*Record excerpts:*
--- BEGIN ---

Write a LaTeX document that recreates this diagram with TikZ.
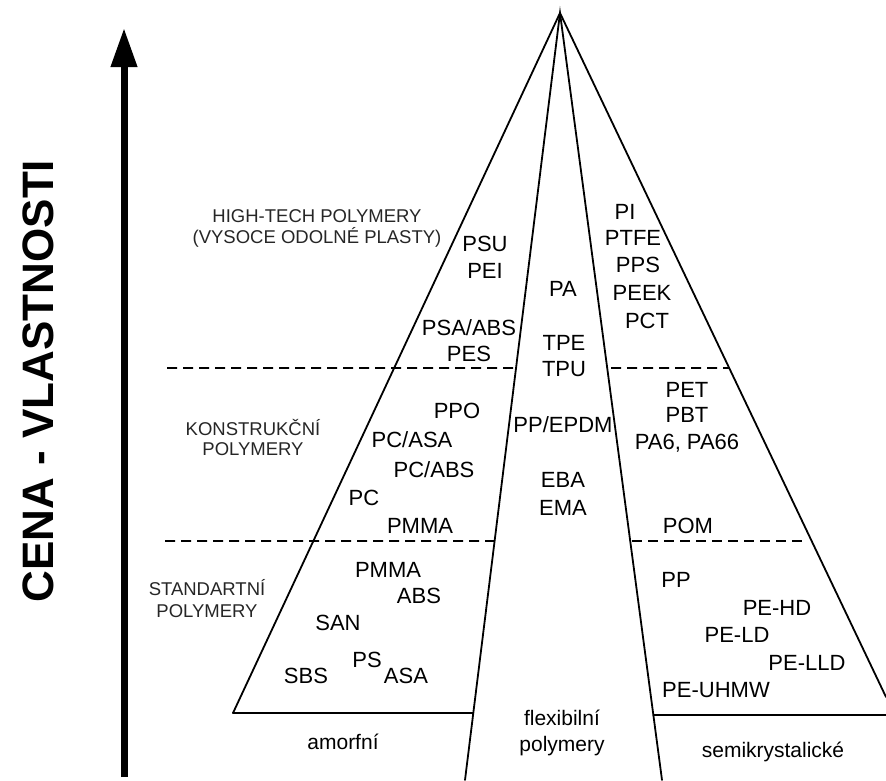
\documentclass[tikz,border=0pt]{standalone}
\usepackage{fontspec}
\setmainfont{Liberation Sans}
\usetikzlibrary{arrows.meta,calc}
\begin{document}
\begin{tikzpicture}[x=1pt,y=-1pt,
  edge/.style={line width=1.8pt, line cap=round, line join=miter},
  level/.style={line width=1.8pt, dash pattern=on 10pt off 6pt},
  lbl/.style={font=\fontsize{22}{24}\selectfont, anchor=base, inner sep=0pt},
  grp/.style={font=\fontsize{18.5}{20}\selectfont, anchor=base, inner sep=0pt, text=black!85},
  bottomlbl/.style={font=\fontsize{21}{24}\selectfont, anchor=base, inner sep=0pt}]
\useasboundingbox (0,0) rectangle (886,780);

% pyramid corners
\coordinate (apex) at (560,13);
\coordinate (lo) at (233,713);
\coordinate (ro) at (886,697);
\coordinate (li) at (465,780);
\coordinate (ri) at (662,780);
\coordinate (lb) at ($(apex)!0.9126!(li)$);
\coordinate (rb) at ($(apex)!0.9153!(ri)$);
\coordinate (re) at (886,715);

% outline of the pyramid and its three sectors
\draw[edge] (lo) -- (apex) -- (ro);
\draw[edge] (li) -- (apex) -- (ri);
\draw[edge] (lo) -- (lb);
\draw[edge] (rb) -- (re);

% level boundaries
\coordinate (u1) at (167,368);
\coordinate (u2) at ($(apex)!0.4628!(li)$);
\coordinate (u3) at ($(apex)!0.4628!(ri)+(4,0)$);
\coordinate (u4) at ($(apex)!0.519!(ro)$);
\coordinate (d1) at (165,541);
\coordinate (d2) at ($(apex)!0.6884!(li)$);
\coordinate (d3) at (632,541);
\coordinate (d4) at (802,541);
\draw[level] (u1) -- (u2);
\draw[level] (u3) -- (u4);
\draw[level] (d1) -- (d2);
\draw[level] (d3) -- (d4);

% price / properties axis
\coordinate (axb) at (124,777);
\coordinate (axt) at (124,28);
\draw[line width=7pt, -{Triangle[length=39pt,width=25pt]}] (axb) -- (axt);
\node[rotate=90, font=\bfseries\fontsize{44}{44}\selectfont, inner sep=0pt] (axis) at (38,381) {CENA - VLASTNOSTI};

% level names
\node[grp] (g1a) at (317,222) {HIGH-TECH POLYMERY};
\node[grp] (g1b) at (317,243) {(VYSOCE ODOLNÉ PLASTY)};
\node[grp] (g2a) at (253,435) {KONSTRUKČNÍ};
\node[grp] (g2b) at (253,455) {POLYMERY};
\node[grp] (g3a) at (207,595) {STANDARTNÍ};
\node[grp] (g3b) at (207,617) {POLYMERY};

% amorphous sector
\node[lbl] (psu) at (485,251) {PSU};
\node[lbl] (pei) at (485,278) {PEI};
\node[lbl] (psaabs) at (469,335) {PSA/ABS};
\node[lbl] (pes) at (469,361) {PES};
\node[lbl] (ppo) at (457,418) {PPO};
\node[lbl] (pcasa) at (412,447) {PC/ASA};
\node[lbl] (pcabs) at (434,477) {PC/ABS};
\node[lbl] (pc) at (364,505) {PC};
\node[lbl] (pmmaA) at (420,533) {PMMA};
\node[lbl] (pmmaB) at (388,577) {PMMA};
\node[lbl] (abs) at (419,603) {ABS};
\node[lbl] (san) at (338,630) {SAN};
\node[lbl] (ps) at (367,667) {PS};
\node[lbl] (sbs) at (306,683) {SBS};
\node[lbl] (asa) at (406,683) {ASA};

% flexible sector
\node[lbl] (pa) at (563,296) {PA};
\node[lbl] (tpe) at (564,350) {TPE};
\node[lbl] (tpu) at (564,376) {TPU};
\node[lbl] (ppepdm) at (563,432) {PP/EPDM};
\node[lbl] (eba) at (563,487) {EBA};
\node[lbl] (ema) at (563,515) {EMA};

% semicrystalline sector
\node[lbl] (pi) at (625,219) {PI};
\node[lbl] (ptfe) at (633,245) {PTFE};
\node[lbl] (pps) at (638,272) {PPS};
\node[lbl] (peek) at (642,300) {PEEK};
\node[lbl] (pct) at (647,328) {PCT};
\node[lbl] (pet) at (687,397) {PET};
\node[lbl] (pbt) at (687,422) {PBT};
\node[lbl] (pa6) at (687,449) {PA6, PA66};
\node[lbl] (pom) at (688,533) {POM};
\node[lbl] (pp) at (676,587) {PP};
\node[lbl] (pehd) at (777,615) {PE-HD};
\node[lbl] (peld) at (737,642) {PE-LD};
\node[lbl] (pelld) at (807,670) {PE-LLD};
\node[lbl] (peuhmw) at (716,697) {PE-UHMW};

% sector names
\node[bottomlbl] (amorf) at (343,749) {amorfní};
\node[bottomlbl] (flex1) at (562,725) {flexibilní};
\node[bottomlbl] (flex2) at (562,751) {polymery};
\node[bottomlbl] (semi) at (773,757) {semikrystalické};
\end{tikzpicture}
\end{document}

--- END ---
--- BEGIN ---

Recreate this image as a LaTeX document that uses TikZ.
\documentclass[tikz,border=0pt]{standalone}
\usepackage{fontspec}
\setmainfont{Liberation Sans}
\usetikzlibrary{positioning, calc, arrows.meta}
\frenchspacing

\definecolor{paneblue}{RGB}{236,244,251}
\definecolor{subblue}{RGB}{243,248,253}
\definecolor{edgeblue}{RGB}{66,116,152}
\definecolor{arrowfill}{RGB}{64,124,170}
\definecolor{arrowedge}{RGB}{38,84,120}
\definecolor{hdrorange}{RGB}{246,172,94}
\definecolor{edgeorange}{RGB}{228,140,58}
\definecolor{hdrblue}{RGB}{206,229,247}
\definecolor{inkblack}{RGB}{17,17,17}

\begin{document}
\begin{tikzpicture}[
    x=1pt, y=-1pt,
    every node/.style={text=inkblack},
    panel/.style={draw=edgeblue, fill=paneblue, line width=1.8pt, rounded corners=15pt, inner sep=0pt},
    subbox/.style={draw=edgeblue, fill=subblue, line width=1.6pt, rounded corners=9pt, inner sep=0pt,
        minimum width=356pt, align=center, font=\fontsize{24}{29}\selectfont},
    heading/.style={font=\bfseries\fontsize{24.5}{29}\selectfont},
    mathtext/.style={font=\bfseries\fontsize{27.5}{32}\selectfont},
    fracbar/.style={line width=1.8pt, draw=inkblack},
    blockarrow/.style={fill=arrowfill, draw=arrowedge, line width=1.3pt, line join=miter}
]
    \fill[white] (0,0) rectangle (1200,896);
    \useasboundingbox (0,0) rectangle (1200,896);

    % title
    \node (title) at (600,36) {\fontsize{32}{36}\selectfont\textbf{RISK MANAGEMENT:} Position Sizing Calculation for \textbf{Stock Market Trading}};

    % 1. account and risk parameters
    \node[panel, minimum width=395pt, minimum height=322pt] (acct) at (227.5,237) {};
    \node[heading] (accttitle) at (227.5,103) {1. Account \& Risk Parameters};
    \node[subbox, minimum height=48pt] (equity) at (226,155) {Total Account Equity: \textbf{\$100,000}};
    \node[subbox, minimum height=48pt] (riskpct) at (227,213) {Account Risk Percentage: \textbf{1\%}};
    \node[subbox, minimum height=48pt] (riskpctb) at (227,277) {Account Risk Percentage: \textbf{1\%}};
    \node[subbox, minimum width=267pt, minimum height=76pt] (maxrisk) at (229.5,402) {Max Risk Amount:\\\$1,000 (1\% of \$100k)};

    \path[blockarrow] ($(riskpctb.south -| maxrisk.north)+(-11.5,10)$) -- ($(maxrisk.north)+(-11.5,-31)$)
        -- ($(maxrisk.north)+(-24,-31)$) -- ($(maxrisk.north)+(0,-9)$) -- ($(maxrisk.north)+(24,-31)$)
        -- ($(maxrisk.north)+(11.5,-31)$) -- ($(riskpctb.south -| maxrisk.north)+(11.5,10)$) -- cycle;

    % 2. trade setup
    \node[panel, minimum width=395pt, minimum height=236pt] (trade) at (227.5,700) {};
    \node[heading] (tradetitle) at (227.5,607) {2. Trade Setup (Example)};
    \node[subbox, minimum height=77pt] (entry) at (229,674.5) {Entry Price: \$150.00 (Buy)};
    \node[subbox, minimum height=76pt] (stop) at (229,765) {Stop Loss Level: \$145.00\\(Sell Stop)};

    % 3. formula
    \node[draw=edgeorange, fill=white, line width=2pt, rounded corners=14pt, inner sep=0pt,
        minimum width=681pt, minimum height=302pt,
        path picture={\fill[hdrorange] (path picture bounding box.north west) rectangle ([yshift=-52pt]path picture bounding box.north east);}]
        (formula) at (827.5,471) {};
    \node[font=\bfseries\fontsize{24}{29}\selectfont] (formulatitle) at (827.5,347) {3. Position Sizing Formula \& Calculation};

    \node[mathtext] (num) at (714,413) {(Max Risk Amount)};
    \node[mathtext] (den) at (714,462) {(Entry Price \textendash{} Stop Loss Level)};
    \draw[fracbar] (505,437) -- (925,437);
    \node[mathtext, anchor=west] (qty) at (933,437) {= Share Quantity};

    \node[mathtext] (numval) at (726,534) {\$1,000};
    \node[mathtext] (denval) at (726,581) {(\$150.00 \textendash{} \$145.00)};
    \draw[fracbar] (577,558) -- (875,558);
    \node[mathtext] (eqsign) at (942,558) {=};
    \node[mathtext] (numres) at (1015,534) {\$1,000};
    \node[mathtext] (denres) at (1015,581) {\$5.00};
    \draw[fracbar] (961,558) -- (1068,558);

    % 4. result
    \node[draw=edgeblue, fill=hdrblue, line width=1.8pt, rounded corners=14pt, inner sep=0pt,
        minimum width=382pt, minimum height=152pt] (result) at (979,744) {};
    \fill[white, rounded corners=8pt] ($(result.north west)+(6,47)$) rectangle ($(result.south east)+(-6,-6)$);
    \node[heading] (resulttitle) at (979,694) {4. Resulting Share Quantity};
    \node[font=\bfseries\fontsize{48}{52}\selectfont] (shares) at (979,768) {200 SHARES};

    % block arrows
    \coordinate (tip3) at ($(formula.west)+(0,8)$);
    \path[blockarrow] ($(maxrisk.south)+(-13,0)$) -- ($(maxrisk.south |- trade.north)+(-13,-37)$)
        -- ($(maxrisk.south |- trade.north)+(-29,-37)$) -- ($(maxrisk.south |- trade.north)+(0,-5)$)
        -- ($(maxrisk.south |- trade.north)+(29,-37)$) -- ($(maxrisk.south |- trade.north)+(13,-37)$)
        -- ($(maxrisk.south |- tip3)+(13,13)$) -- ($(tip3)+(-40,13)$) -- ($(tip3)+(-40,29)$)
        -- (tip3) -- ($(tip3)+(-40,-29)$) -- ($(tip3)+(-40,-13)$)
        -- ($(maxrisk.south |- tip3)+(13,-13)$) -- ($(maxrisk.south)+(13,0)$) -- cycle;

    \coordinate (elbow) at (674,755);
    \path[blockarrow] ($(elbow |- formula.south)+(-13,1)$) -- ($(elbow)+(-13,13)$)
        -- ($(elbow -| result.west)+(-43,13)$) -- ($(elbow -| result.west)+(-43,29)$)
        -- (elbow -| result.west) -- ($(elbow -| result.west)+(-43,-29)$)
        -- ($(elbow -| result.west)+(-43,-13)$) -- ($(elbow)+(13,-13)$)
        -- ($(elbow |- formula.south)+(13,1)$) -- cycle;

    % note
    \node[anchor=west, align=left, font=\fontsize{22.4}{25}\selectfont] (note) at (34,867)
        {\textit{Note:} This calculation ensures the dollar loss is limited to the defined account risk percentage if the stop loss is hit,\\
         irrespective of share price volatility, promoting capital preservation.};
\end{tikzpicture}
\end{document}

--- END ---

*Task brief:*
Filter the records above for lines containing the word "that", and copy those lines.

*Solution to this problem:*
Write a LaTeX document that recreates this diagram with TikZ.
Recreate this image as a LaTeX document that uses TikZ.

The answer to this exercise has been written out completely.